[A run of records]
>>>>>
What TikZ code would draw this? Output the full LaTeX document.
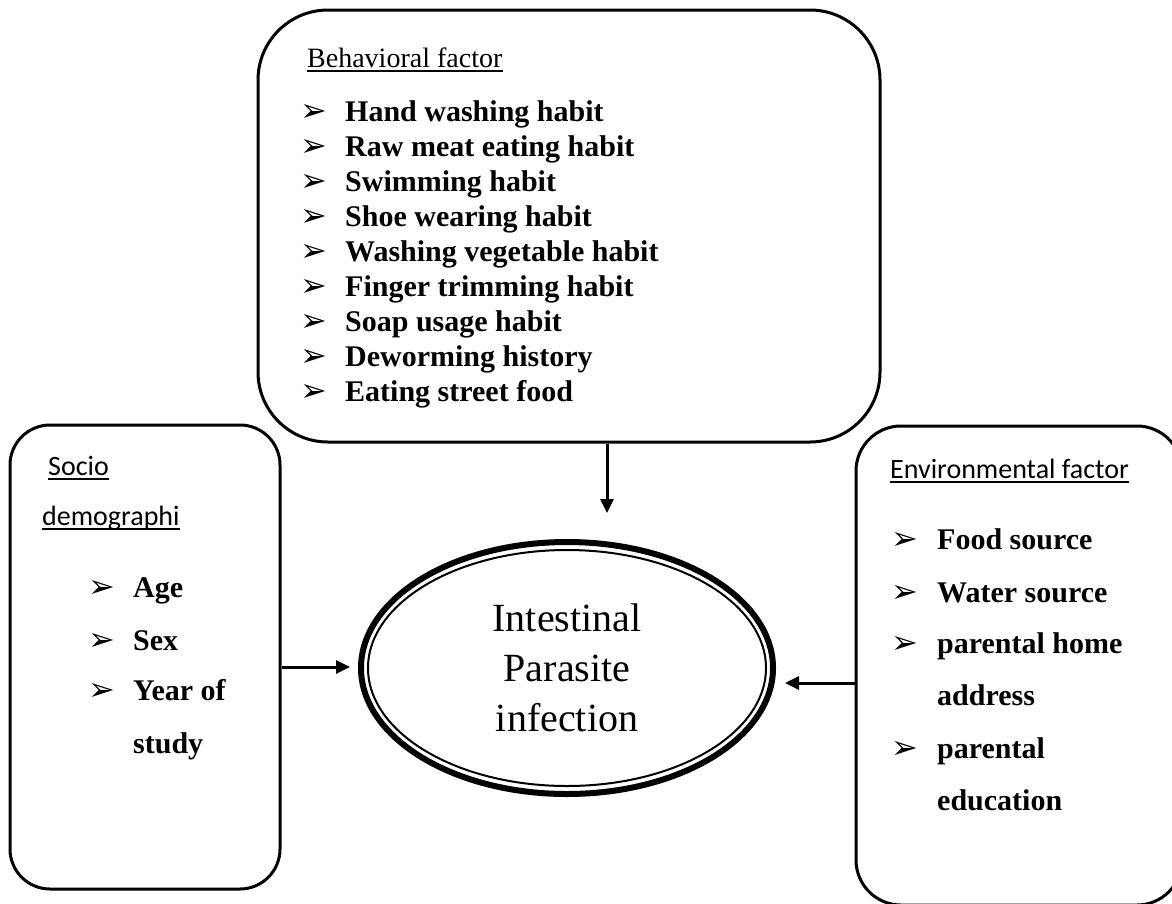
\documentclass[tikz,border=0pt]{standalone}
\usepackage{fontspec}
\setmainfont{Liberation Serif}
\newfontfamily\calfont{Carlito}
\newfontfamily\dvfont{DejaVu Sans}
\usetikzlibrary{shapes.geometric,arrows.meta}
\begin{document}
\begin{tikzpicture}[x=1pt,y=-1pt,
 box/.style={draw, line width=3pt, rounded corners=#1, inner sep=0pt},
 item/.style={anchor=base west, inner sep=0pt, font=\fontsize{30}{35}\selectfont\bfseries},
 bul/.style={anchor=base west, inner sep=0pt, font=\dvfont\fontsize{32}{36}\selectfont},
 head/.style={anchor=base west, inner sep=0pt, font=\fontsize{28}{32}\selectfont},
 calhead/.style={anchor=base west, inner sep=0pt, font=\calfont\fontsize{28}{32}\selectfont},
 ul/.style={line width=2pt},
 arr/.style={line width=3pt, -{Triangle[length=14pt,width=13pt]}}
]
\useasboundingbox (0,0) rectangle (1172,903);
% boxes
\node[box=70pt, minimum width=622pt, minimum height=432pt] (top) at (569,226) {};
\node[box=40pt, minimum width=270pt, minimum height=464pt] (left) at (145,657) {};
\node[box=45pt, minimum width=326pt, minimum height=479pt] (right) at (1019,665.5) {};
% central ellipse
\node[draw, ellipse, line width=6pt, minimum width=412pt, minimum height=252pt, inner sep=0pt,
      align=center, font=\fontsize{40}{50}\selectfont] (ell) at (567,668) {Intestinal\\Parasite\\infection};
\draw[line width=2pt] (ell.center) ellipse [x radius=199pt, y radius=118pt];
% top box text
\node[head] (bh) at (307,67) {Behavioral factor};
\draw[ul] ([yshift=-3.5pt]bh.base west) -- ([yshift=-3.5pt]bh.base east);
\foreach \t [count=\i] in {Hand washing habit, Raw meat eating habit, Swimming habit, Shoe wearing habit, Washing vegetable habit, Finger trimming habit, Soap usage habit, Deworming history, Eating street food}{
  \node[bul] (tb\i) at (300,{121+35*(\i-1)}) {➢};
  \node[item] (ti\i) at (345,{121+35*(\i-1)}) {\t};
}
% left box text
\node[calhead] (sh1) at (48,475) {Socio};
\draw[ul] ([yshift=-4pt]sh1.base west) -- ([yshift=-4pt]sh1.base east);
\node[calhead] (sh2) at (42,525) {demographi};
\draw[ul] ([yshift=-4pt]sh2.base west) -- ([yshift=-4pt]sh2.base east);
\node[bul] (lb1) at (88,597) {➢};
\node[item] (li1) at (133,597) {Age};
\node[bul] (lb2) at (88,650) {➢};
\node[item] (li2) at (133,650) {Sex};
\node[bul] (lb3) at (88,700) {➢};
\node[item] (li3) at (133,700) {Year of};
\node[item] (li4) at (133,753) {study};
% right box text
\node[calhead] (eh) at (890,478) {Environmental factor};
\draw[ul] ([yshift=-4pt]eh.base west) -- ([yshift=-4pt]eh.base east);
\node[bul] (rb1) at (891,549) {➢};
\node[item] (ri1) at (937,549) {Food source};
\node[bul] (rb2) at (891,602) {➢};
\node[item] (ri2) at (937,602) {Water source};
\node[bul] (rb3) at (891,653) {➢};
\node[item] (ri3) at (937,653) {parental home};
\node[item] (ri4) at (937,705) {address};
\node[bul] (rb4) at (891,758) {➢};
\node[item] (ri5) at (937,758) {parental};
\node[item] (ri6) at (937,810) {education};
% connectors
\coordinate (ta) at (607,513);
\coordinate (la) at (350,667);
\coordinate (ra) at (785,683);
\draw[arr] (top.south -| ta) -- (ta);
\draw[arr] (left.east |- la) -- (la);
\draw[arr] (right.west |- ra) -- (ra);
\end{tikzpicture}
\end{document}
<<<<<
>>>>>
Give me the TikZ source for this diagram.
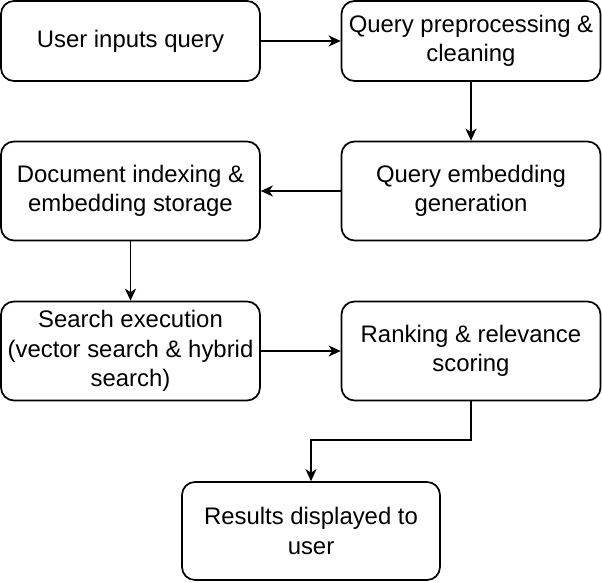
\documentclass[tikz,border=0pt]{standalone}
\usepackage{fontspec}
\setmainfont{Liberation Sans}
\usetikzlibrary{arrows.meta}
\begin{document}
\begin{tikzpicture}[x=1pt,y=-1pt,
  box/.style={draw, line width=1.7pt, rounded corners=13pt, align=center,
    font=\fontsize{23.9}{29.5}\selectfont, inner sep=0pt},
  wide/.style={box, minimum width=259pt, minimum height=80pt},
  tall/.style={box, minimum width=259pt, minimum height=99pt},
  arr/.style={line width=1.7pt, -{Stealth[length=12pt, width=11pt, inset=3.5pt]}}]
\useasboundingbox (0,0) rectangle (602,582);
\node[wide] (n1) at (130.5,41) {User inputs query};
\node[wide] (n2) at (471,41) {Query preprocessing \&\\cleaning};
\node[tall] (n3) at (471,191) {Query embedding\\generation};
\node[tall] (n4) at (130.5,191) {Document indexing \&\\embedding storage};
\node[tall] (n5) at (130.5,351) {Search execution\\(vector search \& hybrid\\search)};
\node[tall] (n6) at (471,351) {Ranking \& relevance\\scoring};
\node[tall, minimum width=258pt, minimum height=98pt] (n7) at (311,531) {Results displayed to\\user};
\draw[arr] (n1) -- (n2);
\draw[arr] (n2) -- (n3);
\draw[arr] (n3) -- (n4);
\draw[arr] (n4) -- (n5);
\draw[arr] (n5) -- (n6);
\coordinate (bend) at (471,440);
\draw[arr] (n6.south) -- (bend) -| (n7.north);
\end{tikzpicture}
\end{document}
<<<<<
Which lines contain the word "this"? Copy each one.

- Worked answer:
What TikZ code would draw this? Output the full LaTeX document.
Give me the TikZ source for this diagram.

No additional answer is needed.